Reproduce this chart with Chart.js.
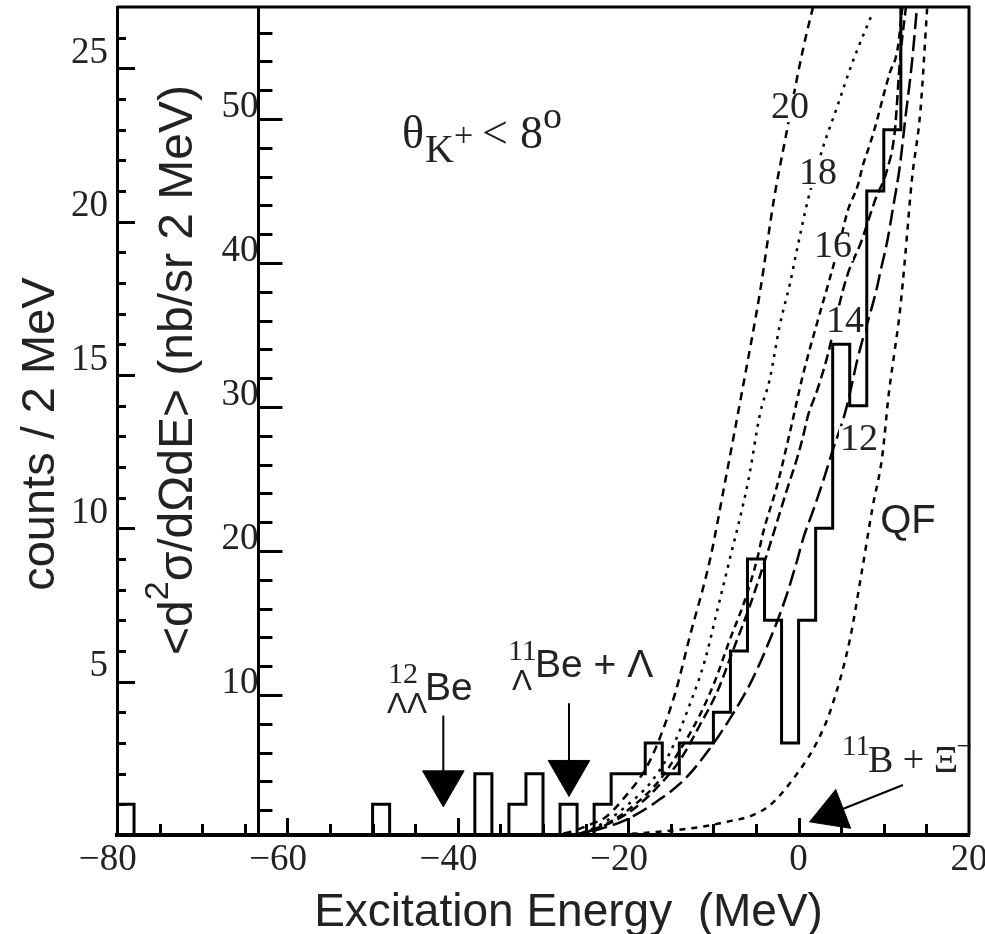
<!DOCTYPE html>
<html lang="en">
<head>
<meta charset="UTF-8">
<title>Excitation energy spectrum</title>
<script src="https://cdn.jsdelivr.net/npm/chart.js"></script>
<style>
  html, body { margin: 0; padding: 0; background: #fff; }
  #spectrum { display: block; }
</style>
</head>
<body>
<canvas id="spectrum" width="985" height="934"></canvas>
<script>
// histogram, 2 MeV bins: lower edge (MeV) and counts
const binLow = [-80, -78, -76, -74, -72, -70, -68, -66, -64, -62, -60, -58, -56, -54, -52,
                -50, -48, -46, -44, -42, -40, -38, -36, -34, -32, -30, -28, -26, -24, -22,
                -20, -18, -16, -14, -12, -10, -8, -6, -4, -2, 0, 2, 4, 6, 8, 10, 12];
const binCounts = [1, 0, 0, 0, 0, 0, 0, 0, 0, 0, 0, 0, 0, 0, 0,
                   1, 0, 0, 0, 0, 0, 2, 0, 1, 2, 0, 1, 0, 1, 2,
                   2, 3, 2, 3, 3, 4, 6, 9, 7, 3, 7, 10, 16, 14, 21, 23, 30];
const binWidth = 2;

// calculated spectra, <d2s/dOdE> in nb/sr 2 MeV, labelled by the curve tags
const c20E  = [-29.2, -26.8, -24.5, -22.7, -20.7, -17.4, -14.5, -12.8, -10.4, -8.6, -6.6, -4.5, -2.9, -1.6, 0.5, 1.7];
const c20Xs = [0.2, 0.5, 1.0, 1.5, 2.7, 5.5, 10.1, 14.0, 19.4, 24.9, 31.2, 38.1, 44.4, 48.5, 54.8, 57.8];

const c18E  = [-27.4, -25.1, -22.7, -20.0, -17.4, -15.1, -12.8, -11.0, -9.5, -8.3, -5.9, -4.5, -3.4, -2.2, -1.0, -0.2, 1.1, 2.9, 4.5, 6.3, 8.7];
const c18Xs = [0.2, 0.5, 1.2, 2.4, 3.9, 6.0, 9.3, 12.4, 16.0, 18.9, 24.9, 29.6, 31.9, 35.7, 38.6, 40.9, 44.4, 48.1, 50.8, 53.9, 57.4];

const c16E  = [-25.1, -22.1, -19.2, -16.3, -13.9, -11.6, -9.8, -8.1, -6.3, -4.8, -4.2, -2.5, -1.0, 0.5, 2.2, 3.7, 4.9, 5.8, 6.9, 7.6, 8.4, 9.2, 9.9, 10.7, 11.6, 12.2];
const c16Xs = [0.4, 1.2, 2.4, 4.1, 6.2, 8.6, 11.0, 13.8, 16.6, 19.6, 21.2, 24.6, 28.3, 32.2, 35.9, 39.0, 41.6, 43.7, 45.3, 46.9, 48.3, 49.9, 51.5, 53.2, 54.8, 57.8];

const c14E  = [-26.2, -23.3, -19.8, -16.9, -13.9, -11.6, -9.5, -7.7, -5.9, -4.3, -2.8, -1.4, -0.2, 0.5, 1.1, 2.2, 3.5, 4.6, 5.8, 7.3, 9.0, 10.4, 11.3, 11.9, 12.6];
const c14Xs = [0.3, 0.8, 1.9, 3.4, 5.5, 7.9, 10.3, 13.1, 15.9, 18.7, 21.5, 24.2, 26.4, 27.9, 29.4, 31.2, 33.8, 36.7, 39.3, 41.4, 44.4, 46.5, 49.2, 54.1, 57.8];

const c12E  = [-26.8, -23.9, -20.4, -16.9, -13.3, -10.4, -7.8, -5.5, -3.4, -1.6, -0.1, 0.5, 1.7, 2.9, 3.9, 5.5, 6.3, 6.9, 9.2, 9.6, 10.4, 11.1, 11.9, 12.5, 13.3, 13.9];
const c12Xs = [0.2, 0.6, 1.3, 2.5, 4.2, 6.3, 8.6, 11.0, 13.8, 16.6, 19.5, 20.8, 22.8, 24.9, 26.8, 29.7, 31.7, 33.3, 38.3, 39.4, 41.5, 43.9, 46.8, 49.9, 53.9, 57.8];

const qfE  = [-21.0, -14.7, -9.2, -3.7, -0.1, 2.3, 3.9, 6.0, 7.4, 8.7, 9.8, 10.6, 11.3, 11.9, 12.5, 13.3, 14.3, 15.1];
const qfXs = [0.3, 0.6, 1.1, 2.2, 4.6, 6.9, 9.2, 13.8, 18.5, 23.1, 26.5, 31.0, 34.0, 36.7, 40.4, 45.8, 50.6, 57.8];

// threshold arrows: shaft ends (energy, counts) and head centre
const llBeShaftE = [-41.7, -41.7],  llBeShaftC = [3.9, 1.7];
const lBeShaftE  = [-26.95, -26.95], lBeShaftC = [4.3, 2.0];
const xiShaftE   = [12.25, 3.92],    xiShaftC  = [1.63, 0.71];

// tick labels
const energyTicks = [-80, -60, -40, -20, 0, 20];
const countTicks = [5, 10, 15, 20, 25];
const xsecTicks = [10, 20, 30, 40, 50];

const innerAxisAt = -63.4;   // energy where the cross-section axis stands

const SERIF = '"Liberation Serif", "Times New Roman", serif';
const SANS = '"Liberation Sans", Arial, sans-serif';
const INK = '#222';

const zip = (xs, ys) => xs.map((v, i) => ({ x: v, y: ys[i] }));

const histPoints = zip(binLow, binCounts);
histPoints.push({ x: binLow[binLow.length - 1] + binWidth, y: binCounts[binCounts.length - 1] });

function curve(label, xs, ys, dash) {
  return {
    label: label, data: zip(xs, ys), yAxisID: 'y2',
    borderColor: '#000', borderWidth: 2.5, borderDash: dash,
    pointRadius: 0, cubicInterpolationMode: 'monotone', clip: 0
  };
}
function shaft(xs, ys) {
  return { label: 'arrow', data: zip(xs, ys), yAxisID: 'y', borderColor: '#000', borderWidth: 2, pointRadius: 0 };
}
function head(e, c, rot) {
  return {
    label: 'head', data: [{ x: e, y: c }], yAxisID: 'y', showLine: false,
    pointStyle: 'triangle', pointRadius: 24, pointRotation: rot,
    pointBackgroundColor: '#000', pointBorderColor: '#000', pointBorderWidth: 1
  };
}

const zeroPad = s => { s.paddingLeft = 0; s.paddingRight = 0; s.paddingTop = 0; s.paddingBottom = 0; };

// labels, inner axis title, inside ticks and the rest of the frame
const curveTags = [
  ['20', -1.01, 50.76, 38, SERIF], ['18', 2.28, 46.18, 38, SERIF], ['16', 4.04, 41.11, 38, SERIF],
  ['14', 5.45, 35.9, 38, SERIF], ['12', 7.09, 27.7, 38, SERIF], ['QF', 12.84, 22.0, 40, SANS]
];
const notes = [
  ['θ', -46.55, 22.40, 46, SERIF], ['K', -43.85, 21.94, 40, SERIF], ['+', -40.44, 22.46, 34, SERIF],
  ['<', -37.16, 22.40, 46, SERIF], ['8', -32.70, 22.40, 46, SERIF], ['o', -30.00, 23.07, 38, SERIF],
  ['12', -48.19, 4.96, 30, SERIF], ['ΛΛ', -48.31, 3.98, 30, SANS], ['Be', -43.85, 4.40, 39, SANS],
  ['11', -34.11, 5.71, 30, SERIF], ['Λ', -33.64, 4.73, 30, SANS], ['Be + Λ', -30.94, 5.15, 39, SANS],
  ['11', 5.09, 2.61, 29, SERIF], ['B + Ξ', 8.14, 2.05, 38, SERIF], ['\u2212', 18.57, 2.61, 28, SERIF]
];

const decor = {
  id: 'decor',
  afterDatasetsDraw(chart) {
    const { ctx, chartArea: a, scales: { x, y, y2 } } = chart;
    ctx.save();
    ctx.strokeStyle = '#000';
    ctx.lineCap = 'butt';

    // top and right sides of the box
    ctx.lineWidth = 3;
    ctx.beginPath();
    ctx.moveTo(a.left, a.top);
    ctx.lineTo(a.right, a.top);
    ctx.lineTo(a.right, a.bottom);
    ctx.stroke();

    // inside ticks: energy every 5 MeV
    for (let e = -75; e < 20; e += 5) {
      const px = Math.round(x.getPixelForValue(e)) + 0.5;
      const len = e % 20 === 0 ? 17 : 11;
      ctx.beginPath(); ctx.moveTo(px, a.bottom); ctx.lineTo(px, a.bottom - len); ctx.stroke();
    }
    // counts every 1
    for (let c = 1; c < 27; c++) {
      const py = Math.round(y.getPixelForValue(c)) + 0.5;
      const len = c % 5 === 0 ? 18 : 9;
      ctx.beginPath(); ctx.moveTo(a.left, py); ctx.lineTo(a.left + len, py); ctx.stroke();
    }
    // cross section every 2
    const ix = x.getPixelForValue(innerAxisAt);
    for (let s = 2; s < 57; s += 2) {
      const py = Math.round(y2.getPixelForValue(s)) + 0.5;
      const len = s % 10 === 0 ? 24 : 14;
      ctx.beginPath(); ctx.moveTo(ix, py); ctx.lineTo(ix + len, py); ctx.stroke();
    }

    // curve tags knock a gap in their curve
    ctx.textAlign = 'center';
    ctx.textBaseline = 'middle';
    curveTags.forEach(([t, e, s, size, fam]) => {
      ctx.font = size + 'px ' + fam;
      const px = x.getPixelForValue(e), py = y2.getPixelForValue(s);
      const w = ctx.measureText(t).width;
      ctx.fillStyle = '#fff';
      ctx.fillRect(px - w / 2 - 1, py - 14, w + 2, 28);
      ctx.fillStyle = INK;
      ctx.fillText(t, px, py);
    });

    // free text
    ctx.textAlign = 'left';
    ctx.textBaseline = 'alphabetic';
    notes.forEach(([t, e, c, size, fam]) => {
      ctx.font = size + 'px ' + fam;
      ctx.fillText(t, x.getPixelForValue(e), y.getPixelForValue(c));
    });

    // title of the inner (cross-section) axis, rotated
    ctx.translate(x.getPixelForValue(-71.2), y.getPixelForValue(5.87));
    ctx.rotate(-Math.PI / 2);
    let adv = 0;
    [['<d', 0, 48], ['2', -24, 34], ['σ/dΩdE> (nb/sr 2 MeV)', 0, 48]].forEach(([t, rise, size]) => {
      ctx.font = size + 'px ' + SANS;
      ctx.fillText(t, adv, rise);
      adv += ctx.measureText(t).width;
    });
    ctx.restore();
  }
};

Chart.defaults.font.family = SANS;
Chart.defaults.color = INK;

new Chart(document.getElementById('spectrum'), {
  type: 'line',
  data: {
    datasets: [
      {
        label: 'counts', data: histPoints, yAxisID: 'y', stepped: 'before',
        borderColor: '#000', borderWidth: 3, pointRadius: 0, clip: 0
      },
      curve('20', c20E, c20Xs, [8, 6]),
      curve('18', c18E, c18Xs, [3, 6]),
      curve('16', c16E, c16Xs, [7, 5]),
      curve('14', c14E, c14Xs, [10, 5]),
      curve('12', c12E, c12Xs, [16, 6]),
      curve('QF', qfE, qfXs, [6, 6]),
      shaft(llBeShaftE, llBeShaftC), head(-41.7, 1.70, 180),
      shaft(lBeShaftE, lBeShaftC), head(-26.95, 2.04, 180),
      shaft(xiShaftE, xiShaftC), head(3.92, 0.71, 249)
    ]
  },
  options: {
    responsive: false,
    animation: false,
    events: [],
    layout: { autoPadding: false, padding: { left: 0, right: 16, top: 7, bottom: 0 } },
    plugins: { legend: { display: false }, tooltip: { enabled: false } },
    scales: {
      x: {
        type: 'linear', min: -80, max: 20,
        afterBuildTicks: s => { s.ticks = energyTicks.map(v => ({ value: v })); },
        afterFit: s => { zeroPad(s); s.height = 99; },
        grid: { display: false, drawTicks: false },
        border: { display: true, color: '#000', width: 4 },
        ticks: {
          autoSkip: false, maxRotation: 0, padding: 3, color: INK,
          font: { family: SERIF, size: 37 },
          callback: v => v < 0 ? '\u2212' + Math.abs(v) + '  ' : String(v)
        },
        title: {
          display: true, text: '    Excitation Energy  (MeV)', color: INK,
          font: { family: SANS, size: 46, lineHeight: 1 }, padding: { top: 0, bottom: -2 }
        }
      },
      y: {
        type: 'linear', position: 'left', min: 0, max: 27,
        afterBuildTicks: s => { s.ticks = countTicks.map(v => ({ value: v })); },
        afterFit: s => { zeroPad(s); s.width = 117; },
        grid: { display: false, drawTicks: false },
        border: { display: true, color: '#000', width: 3 },
        ticks: { autoSkip: false, padding: 9, labelOffset: -15, color: INK, font: { family: SERIF, size: 37 } },
        title: {
          display: true, text: 'counts / 2 MeV  ', color: INK,
          font: { family: SANS, size: 47, lineHeight: 1 }, padding: { top: 18, bottom: 0 }
        }
      },
      y2: {
        type: 'linear', position: { x: innerAxisAt }, min: 0.28, max: 57.78,
        afterBuildTicks: s => { s.ticks = xsecTicks.map(v => ({ value: v })); },
        afterFit: zeroPad,
        grid: { display: false, drawTicks: false },
        border: { display: true, color: '#000', width: 3 },
        ticks: { autoSkip: false, padding: 4, labelOffset: -12, color: INK, font: { family: SERIF, size: 37 } }
      }
    }
  },
  plugins: [decor]
});
</script>
</body>
</html>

- - -

* **Job**
Emit the lines of the material exactly, from its first line to the line containing "53.2, 54.8, 57.8];", inclusive; leave every picture out.

* **Task result**
Reproduce this chart with Chart.js.
<!DOCTYPE html>
<html lang="en">
<head>
<meta charset="UTF-8">
<title>Excitation energy spectrum</title>
<script src="https://cdn.jsdelivr.net/npm/chart.js"></script>
<style>
  html, body { margin: 0; padding: 0; background: #fff; }
  #spectrum { display: block; }
</style>
</head>
<body>
<canvas id="spectrum" width="985" height="934"></canvas>
<script>
// histogram, 2 MeV bins: lower edge (MeV) and counts
const binLow = [-80, -78, -76, -74, -72, -70, -68, -66, -64, -62, -60, -58, -56, -54, -52,
                -50, -48, -46, -44, -42, -40, -38, -36, -34, -32, -30, -28, -26, -24, -22,
                -20, -18, -16, -14, -12, -10, -8, -6, -4, -2, 0, 2, 4, 6, 8, 10, 12];
const binCounts = [1, 0, 0, 0, 0, 0, 0, 0, 0, 0, 0, 0, 0, 0, 0,
                   1, 0, 0, 0, 0, 0, 2, 0, 1, 2, 0, 1, 0, 1, 2,
                   2, 3, 2, 3, 3, 4, 6, 9, 7, 3, 7, 10, 16, 14, 21, 23, 30];
const binWidth = 2;

// calculated spectra, <d2s/dOdE> in nb/sr 2 MeV, labelled by the curve tags
const c20E  = [-29.2, -26.8, -24.5, -22.7, -20.7, -17.4, -14.5, -12.8, -10.4, -8.6, -6.6, -4.5, -2.9, -1.6, 0.5, 1.7];
const c20Xs = [0.2, 0.5, 1.0, 1.5, 2.7, 5.5, 10.1, 14.0, 19.4, 24.9, 31.2, 38.1, 44.4, 48.5, 54.8, 57.8];

const c18E  = [-27.4, -25.1, -22.7, -20.0, -17.4, -15.1, -12.8, -11.0, -9.5, -8.3, -5.9, -4.5, -3.4, -2.2, -1.0, -0.2, 1.1, 2.9, 4.5, 6.3, 8.7];
const c18Xs = [0.2, 0.5, 1.2, 2.4, 3.9, 6.0, 9.3, 12.4, 16.0, 18.9, 24.9, 29.6, 31.9, 35.7, 38.6, 40.9, 44.4, 48.1, 50.8, 53.9, 57.4];

const c16E  = [-25.1, -22.1, -19.2, -16.3, -13.9, -11.6, -9.8, -8.1, -6.3, -4.8, -4.2, -2.5, -1.0, 0.5, 2.2, 3.7, 4.9, 5.8, 6.9, 7.6, 8.4, 9.2, 9.9, 10.7, 11.6, 12.2];
const c16Xs = [0.4, 1.2, 2.4, 4.1, 6.2, 8.6, 11.0, 13.8, 16.6, 19.6, 21.2, 24.6, 28.3, 32.2, 35.9, 39.0, 41.6, 43.7, 45.3, 46.9, 48.3, 49.9, 51.5, 53.2, 54.8, 57.8];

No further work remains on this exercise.